Everyone has different needs, represented by their moon. Unless those deepest needs are met in some area of life, great strain and frustration seems to be felt. Scorpio moons never do it easy anyway; always there seem to be blocks and obstacles in the way. And everything is magnified and intensified by the scorpio energy.
Not everyone accepts astrology and that is fine by me. But for me it explains so much about myself and hence I can understand what is going on. It is investigative and psychological in approach and that is a big part of why I love it so much. Scorpio is the sign of tests and of self growth. It is a hard sign to deal with, but it can bring great rewards if one perseveres and learns the lessons.
I find the following description of a Scorpio Moon rather beautiful so I wanted to include a part of it here.
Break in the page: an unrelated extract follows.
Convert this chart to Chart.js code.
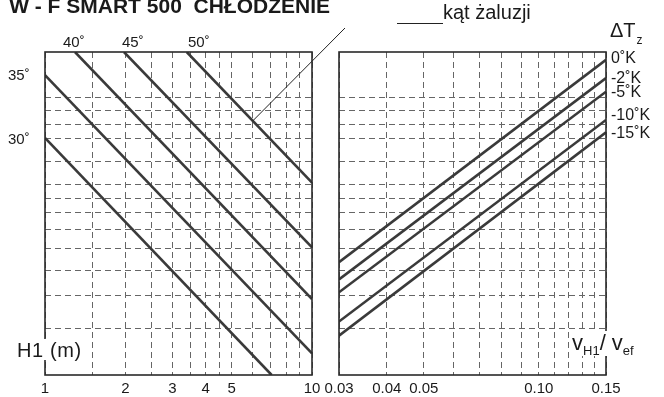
<!DOCTYPE html>
<html>
<head>
<meta charset="utf-8">
<script src="https://cdn.jsdelivr.net/npm/chart.js@4.4.1/dist/chart.umd.min.js"></script>
<style>
  body { margin: 0; background: #fff; }
  #wrap { position: relative; width: 664px; height: 397px; overflow: hidden; background: #fff; }
  #wrap canvas { position: absolute; left: 0; top: 0; }
  .lbl { position: absolute; font-family: "Liberation Sans", Arial, sans-serif; line-height: 1; white-space: nowrap; color: #1a1a1a; }
  .bg { position: absolute; background: #fff; }
</style>
</head>
<body>
<div id="wrap">
  <canvas id="left" width="664" height="397"></canvas>
  <canvas id="right" width="664" height="397"></canvas>

  <div class="lbl" style="right:334px; top:-5px; font-size:21px; font-weight:bold;">W - F SMART 500&nbsp; CHŁODZENIE</div>
  <div class="lbl" style="left:443px; top:2px; font-size:20px;">kąt żaluzji</div>
  <div class="lbl" style="left:610px; top:20px; font-size:20px;">ΔT<span style="font-size:12px; position:relative; top:7px; left:1px;">z</span></div>

  <div class="lbl" style="left:63px; top:34px; font-size:15px;">40˚</div>
  <div class="lbl" style="left:122px; top:34px; font-size:15px;">45˚</div>
  <div class="lbl" style="left:188px; top:34px; font-size:15px;">50˚</div>
  <div class="lbl" style="left:8px; top:67px; font-size:15px;">35˚</div>
  <div class="lbl" style="left:8px; top:131px; font-size:15px;">30˚</div>

  <div class="lbl" style="left:611px; top:50px; font-size:16px;">0˚K</div>
  <div class="lbl" style="left:611px; top:70px; font-size:16px;">-2˚K</div>
  <div class="lbl" style="left:611px; top:84px; font-size:16px;">-5˚K</div>
  <div class="lbl" style="left:611px; top:107px; font-size:16px;">-10˚K</div>
  <div class="lbl" style="left:611px; top:125px; font-size:16px;">-15˚K</div>

  <div class="bg" style="left:15px; top:339px; width:70px; height:21px;"></div>
  <div class="lbl" style="left:17px; top:340px; font-size:20px; letter-spacing:0.6px;">H1 (m)</div>

  <div class="bg" style="left:571px; top:331px; width:70px; height:25px;"></div>
  <div class="lbl" style="left:572px; top:332px; font-size:22px;">v<span style="font-size:13px; position:relative; top:5px;">H1</span>/ v<span style="font-size:13px; position:relative; top:5px;">ef</span></div>
</div>

<script>
// left panel: H1 (m), log scale
var h1Ticks = [1, 1.5, 2, 2.5, 3, 3.5, 4, 4.5, 5, 6, 7, 8, 9, 10];
var h1TickLabels = [1, 2, 3, 4, 5, 10];

// right panel: vH1 / vef, log scale
var ratioTicks = [0.03, 0.04, 0.05, 0.06, 0.07, 0.08, 0.09, 0.10, 0.11, 0.12, 0.13, 0.14, 0.15];
var ratioTickLabels = [0.03, 0.04, 0.05, 0.10, 0.15];

// shared vertical scale (no labels in the original)
var yGrid = [2.95, 3.9, 4.82, 5.79, 6.79, 7.83, 8.82, 9.84, 11.96, 14.5, 16.3, 18.3, 20.4];

// blade angle lines (start / end)
var angles = ['30˚', '35˚', '40˚', '45˚', '50˚'];
var angleH1 = [[1, 7.06], [1, 10], [1.295, 10], [1.976, 10], [3.395, 10]];
var angleVal = [[14.6, 2], [24.7, 2.4], [30, 3.78], [30, 5.83], [30, 10.03]];

// temperature difference lines (start / end)
var temps = ['0˚K', '-2˚K', '-5˚K', '-10˚K', '-15˚K'];
var tempRatio = [[0.03, 0.15], [0.03, 0.15], [0.03, 0.15], [0.03, 0.15], [0.03, 0.15]];
var tempVal = [[5.15, 28.1], [4.46, 24.1], [4.0, 21.5], [3.13, 16.97], [2.78, 15.3]];

var pointerH1 = 6.0;

Chart.defaults.font.family = '"Liberation Sans", Arial, sans-serif';
Chart.defaults.color = '#1a1a1a';

var lineColor = '#3a3a3a';
var gridColor = '#666';

function makeLines(names, xs, ys) {
    return names.map(function(n, i) {
        return {
            label: n,
            data: [{x: xs[i][0], y: ys[i][0]}, {x: xs[i][1], y: ys[i][1]}],
            borderColor: lineColor,
            borderWidth: 2.6,
            pointRadius: 0,
            fill: false
        };
    });
}

function fmtRatio(v) { return v.toFixed(2); }

var frame = {
    id: 'frame',
    afterDraw: function(chart) {
        var a = chart.chartArea, ctx = chart.ctx;
        ctx.save();
        ctx.strokeStyle = '#2a2a2a';
        ctx.lineWidth = 1.6;
        ctx.strokeRect(a.left, a.top, a.right - a.left, a.bottom - a.top);
        ctx.restore();
    }
};

var pointer = {
    id: 'pointer',
    afterDraw: function(chart) {
        // point on the 50 degree line at pointerH1
        var i = 4;
        var x0 = Math.log10(angleH1[i][0]), x1 = Math.log10(angleH1[i][1]);
        var y0 = Math.log10(angleVal[i][0]), y1 = Math.log10(angleVal[i][1]);
        var t = (Math.log10(pointerH1) - x0) / (x1 - x0);
        var yv = Math.pow(10, y0 + t * (y1 - y0));
        var px = chart.scales.x.getPixelForValue(pointerH1);
        var py = chart.scales.y.getPixelForValue(yv);
        var ctx = chart.ctx;
        ctx.save();
        ctx.strokeStyle = '#222';
        ctx.lineWidth = 1;
        ctx.beginPath();
        ctx.moveTo(px, py);
        ctx.lineTo(345, 28);
        ctx.moveTo(397, 23.5);
        ctx.lineTo(443, 23.5);
        ctx.stroke();
        ctx.restore();
    }
};

function yScale() {
    return {
        type: 'logarithmic',
        min: 2,
        max: 30,
        afterBuildTicks: function(s) { s.ticks = yGrid.map(function(v) { return {value: v}; }); },
        ticks: { display: false },
        grid: { color: gridColor, lineWidth: 1, drawTicks: false },
        border: { display: false, dash: [6, 4] },
        afterFit: function(s) { s.width = 0; }
    };
}

new Chart(document.getElementById('left').getContext('2d'), {
    type: 'line',
    data: { datasets: makeLines(angles, angleH1, angleVal) },
    options: {
        responsive: false,
        animation: false,
        layout: { padding: { left: 45, top: 52, right: 352, bottom: 0 } },
        plugins: { legend: { display: false }, tooltip: { enabled: false } },
        scales: {
            x: {
                type: 'logarithmic',
                min: 1,
                max: 10,
                afterBuildTicks: function(s) { s.ticks = h1Ticks.map(function(v) { return {value: v}; }); },
                ticks: {
                    autoSkip: false, maxRotation: 0, padding: 5,
                    font: { size: 15 },
                    callback: function(v) { return h1TickLabels.indexOf(v) >= 0 ? String(v) : ''; }
                },
                grid: { color: gridColor, lineWidth: 1, drawTicks: false },
                border: { display: false, dash: [6, 4] },
                afterFit: function(s) { s.height = 22; }
            },
            y: yScale()
        }
    },
    plugins: [frame, pointer]
});

new Chart(document.getElementById('right').getContext('2d'), {
    type: 'line',
    data: { datasets: makeLines(temps, tempRatio, tempVal) },
    options: {
        responsive: false,
        animation: false,
        layout: { padding: { left: 339, top: 52, right: 58, bottom: 0 } },
        plugins: { legend: { display: false }, tooltip: { enabled: false } },
        scales: {
            x: {
                type: 'logarithmic',
                min: 0.03,
                max: 0.15,
                afterBuildTicks: function(s) { s.ticks = ratioTicks.map(function(v) { return {value: v}; }); },
                ticks: {
                    autoSkip: false, maxRotation: 0, padding: 5,
                    font: { size: 15 },
                    callback: function(v) { return ratioTickLabels.indexOf(v) >= 0 ? fmtRatio(v) : ''; }
                },
                grid: { color: gridColor, lineWidth: 1, drawTicks: false },
                border: { display: false, dash: [6, 4] },
                afterFit: function(s) { s.height = 22; }
            },
            y: yScale()
        }
    },
    plugins: [frame]
});
</script>
</body>
</html>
To understand the depth of the Scorpio Moon person, sit and gaze upon a candle light and imagine the flame as the flame that burns within the pit of your Soul.
The flame is hypnotic; it draws you deeply into a trance. Going deeper and deeper. You feel the power and heat. You marvel at the simple beauty and grace as it transforms its shape.
This is the power of the Scorpio Moon person. Strength, beauty, grace and the Power to create or destroy. But, like the candle flame, you can’t touch them.